* PROBLEM REQUIREMENTS: Leaving out the pictures, retype the lines from the beginning of the listing through the line containing "var yTicks = [0, 10, 20, 30, 40, 50, 60, 70];".

* SOURCE MATERIAL:

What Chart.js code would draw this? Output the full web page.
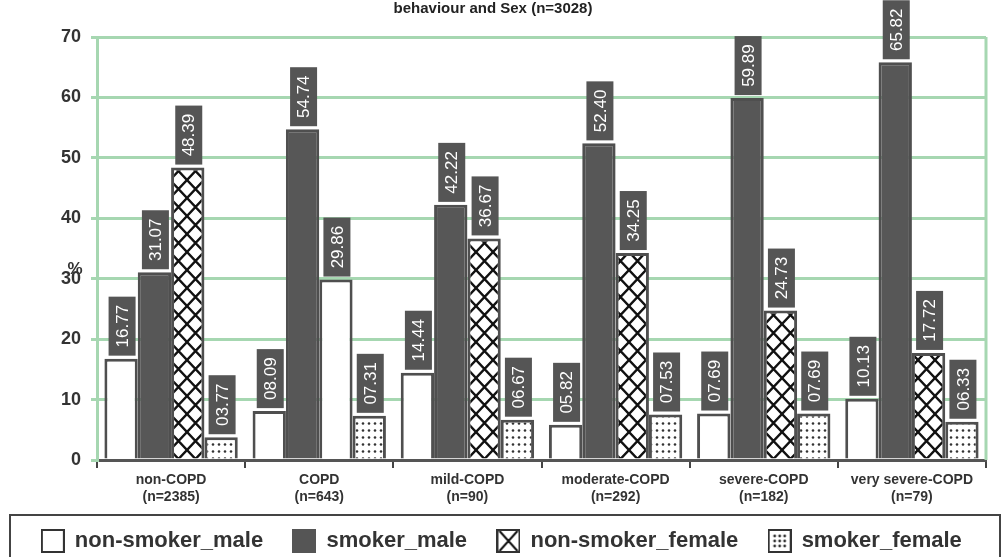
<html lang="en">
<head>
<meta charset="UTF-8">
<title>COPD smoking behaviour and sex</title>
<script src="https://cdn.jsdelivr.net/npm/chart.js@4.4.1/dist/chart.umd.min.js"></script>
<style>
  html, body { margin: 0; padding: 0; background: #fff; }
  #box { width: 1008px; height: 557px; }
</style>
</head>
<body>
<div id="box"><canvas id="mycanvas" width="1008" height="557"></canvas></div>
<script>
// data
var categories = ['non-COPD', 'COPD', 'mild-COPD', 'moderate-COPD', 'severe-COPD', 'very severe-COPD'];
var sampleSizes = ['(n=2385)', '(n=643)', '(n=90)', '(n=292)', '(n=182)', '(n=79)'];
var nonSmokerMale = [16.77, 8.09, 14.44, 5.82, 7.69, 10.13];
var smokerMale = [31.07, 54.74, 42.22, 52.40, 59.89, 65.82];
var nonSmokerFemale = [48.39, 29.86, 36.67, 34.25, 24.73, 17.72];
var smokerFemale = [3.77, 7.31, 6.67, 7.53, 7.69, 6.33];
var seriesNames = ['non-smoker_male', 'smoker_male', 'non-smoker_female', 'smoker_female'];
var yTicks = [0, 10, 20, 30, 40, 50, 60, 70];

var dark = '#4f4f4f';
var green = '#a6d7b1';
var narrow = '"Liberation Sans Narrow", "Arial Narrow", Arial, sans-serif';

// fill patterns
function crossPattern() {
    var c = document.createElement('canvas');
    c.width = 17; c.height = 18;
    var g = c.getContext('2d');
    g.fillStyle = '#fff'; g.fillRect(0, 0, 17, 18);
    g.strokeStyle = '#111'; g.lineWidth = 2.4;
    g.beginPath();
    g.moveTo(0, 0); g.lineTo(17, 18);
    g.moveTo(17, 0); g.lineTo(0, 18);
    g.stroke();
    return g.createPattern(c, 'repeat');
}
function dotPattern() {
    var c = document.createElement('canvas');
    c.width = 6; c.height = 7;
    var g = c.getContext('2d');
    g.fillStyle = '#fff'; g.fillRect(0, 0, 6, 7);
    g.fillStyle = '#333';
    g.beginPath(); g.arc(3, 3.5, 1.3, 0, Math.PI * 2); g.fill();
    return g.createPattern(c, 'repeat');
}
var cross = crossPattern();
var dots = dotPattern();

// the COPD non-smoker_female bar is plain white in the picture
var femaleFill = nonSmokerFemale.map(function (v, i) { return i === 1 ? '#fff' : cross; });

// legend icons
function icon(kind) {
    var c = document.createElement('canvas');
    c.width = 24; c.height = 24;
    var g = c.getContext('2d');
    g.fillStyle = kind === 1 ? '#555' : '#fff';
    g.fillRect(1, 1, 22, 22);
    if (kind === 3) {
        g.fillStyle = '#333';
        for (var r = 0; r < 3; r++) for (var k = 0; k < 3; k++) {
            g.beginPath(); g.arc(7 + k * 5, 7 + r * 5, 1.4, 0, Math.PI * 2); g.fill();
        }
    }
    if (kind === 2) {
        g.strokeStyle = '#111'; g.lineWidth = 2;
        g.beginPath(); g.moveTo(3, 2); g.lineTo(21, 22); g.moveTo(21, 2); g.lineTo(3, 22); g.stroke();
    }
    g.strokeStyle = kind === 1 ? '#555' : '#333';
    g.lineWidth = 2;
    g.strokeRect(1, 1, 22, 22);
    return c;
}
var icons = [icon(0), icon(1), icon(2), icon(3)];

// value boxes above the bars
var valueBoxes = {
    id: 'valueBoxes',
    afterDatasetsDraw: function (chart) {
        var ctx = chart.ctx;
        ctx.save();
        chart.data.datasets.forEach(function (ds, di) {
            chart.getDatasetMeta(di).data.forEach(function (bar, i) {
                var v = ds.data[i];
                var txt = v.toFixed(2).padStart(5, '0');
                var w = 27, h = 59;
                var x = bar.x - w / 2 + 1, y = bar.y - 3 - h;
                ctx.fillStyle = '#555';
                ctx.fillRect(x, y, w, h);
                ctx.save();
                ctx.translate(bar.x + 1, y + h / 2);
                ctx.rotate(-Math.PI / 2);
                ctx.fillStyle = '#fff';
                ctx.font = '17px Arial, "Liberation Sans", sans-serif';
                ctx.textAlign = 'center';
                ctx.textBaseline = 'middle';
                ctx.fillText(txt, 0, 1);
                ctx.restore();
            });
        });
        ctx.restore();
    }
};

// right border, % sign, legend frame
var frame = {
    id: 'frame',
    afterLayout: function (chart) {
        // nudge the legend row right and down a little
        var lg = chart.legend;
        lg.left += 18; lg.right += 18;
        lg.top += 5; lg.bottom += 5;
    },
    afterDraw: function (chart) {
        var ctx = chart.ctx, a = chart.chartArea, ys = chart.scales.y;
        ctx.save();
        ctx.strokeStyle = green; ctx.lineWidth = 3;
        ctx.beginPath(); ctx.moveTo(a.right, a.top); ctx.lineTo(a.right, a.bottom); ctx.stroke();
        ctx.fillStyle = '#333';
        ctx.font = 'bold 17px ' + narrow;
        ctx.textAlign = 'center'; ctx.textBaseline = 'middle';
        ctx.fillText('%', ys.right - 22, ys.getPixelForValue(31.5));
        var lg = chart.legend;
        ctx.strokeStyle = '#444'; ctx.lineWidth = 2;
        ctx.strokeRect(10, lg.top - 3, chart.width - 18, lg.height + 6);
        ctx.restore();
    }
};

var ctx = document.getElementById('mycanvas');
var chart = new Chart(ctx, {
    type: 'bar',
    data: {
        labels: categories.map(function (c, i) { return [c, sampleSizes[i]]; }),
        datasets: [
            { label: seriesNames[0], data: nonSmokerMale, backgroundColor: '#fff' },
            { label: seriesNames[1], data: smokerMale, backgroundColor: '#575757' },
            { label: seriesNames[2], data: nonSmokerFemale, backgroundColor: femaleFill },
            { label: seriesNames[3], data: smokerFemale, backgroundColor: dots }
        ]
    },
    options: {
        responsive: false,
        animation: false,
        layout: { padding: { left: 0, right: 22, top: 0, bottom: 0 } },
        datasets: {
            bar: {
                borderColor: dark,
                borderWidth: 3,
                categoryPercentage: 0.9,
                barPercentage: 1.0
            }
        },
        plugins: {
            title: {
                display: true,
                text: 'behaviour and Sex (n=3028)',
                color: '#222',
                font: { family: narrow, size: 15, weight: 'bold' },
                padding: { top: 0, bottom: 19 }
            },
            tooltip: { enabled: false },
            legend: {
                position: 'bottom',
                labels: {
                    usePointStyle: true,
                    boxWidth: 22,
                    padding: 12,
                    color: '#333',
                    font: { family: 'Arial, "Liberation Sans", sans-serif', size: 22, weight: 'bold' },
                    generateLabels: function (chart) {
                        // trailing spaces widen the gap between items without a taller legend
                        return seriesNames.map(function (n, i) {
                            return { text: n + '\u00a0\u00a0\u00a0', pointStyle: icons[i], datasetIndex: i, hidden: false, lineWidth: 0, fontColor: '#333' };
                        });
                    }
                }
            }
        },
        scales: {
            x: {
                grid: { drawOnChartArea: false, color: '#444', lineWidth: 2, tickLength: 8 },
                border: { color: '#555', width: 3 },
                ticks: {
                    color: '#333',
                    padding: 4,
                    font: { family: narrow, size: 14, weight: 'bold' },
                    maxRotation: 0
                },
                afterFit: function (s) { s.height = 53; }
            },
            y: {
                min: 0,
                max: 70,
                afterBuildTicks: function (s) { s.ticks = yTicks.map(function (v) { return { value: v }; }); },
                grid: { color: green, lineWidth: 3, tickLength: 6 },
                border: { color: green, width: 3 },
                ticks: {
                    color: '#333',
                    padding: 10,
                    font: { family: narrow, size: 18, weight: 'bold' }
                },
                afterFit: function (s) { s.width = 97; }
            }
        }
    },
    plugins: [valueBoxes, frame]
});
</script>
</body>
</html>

* SOLUTION FOR THIS PROBLEM:
What Chart.js code would draw this? Output the full web page.
<html lang="en">
<head>
<meta charset="UTF-8">
<title>COPD smoking behaviour and sex</title>
<script src="https://cdn.jsdelivr.net/npm/chart.js@4.4.1/dist/chart.umd.min.js"></script>
<style>
  html, body { margin: 0; padding: 0; background: #fff; }
  #box { width: 1008px; height: 557px; }
</style>
</head>
<body>
<div id="box"><canvas id="mycanvas" width="1008" height="557"></canvas></div>
<script>
// data
var categories = ['non-COPD', 'COPD', 'mild-COPD', 'moderate-COPD', 'severe-COPD', 'very severe-COPD'];
var sampleSizes = ['(n=2385)', '(n=643)', '(n=90)', '(n=292)', '(n=182)', '(n=79)'];
var nonSmokerMale = [16.77, 8.09, 14.44, 5.82, 7.69, 10.13];
var smokerMale = [31.07, 54.74, 42.22, 52.40, 59.89, 65.82];
var nonSmokerFemale = [48.39, 29.86, 36.67, 34.25, 24.73, 17.72];
var smokerFemale = [3.77, 7.31, 6.67, 7.53, 7.69, 6.33];
var seriesNames = ['non-smoker_male', 'smoker_male', 'non-smoker_female', 'smoker_female'];
var yTicks = [0, 10, 20, 30, 40, 50, 60, 70];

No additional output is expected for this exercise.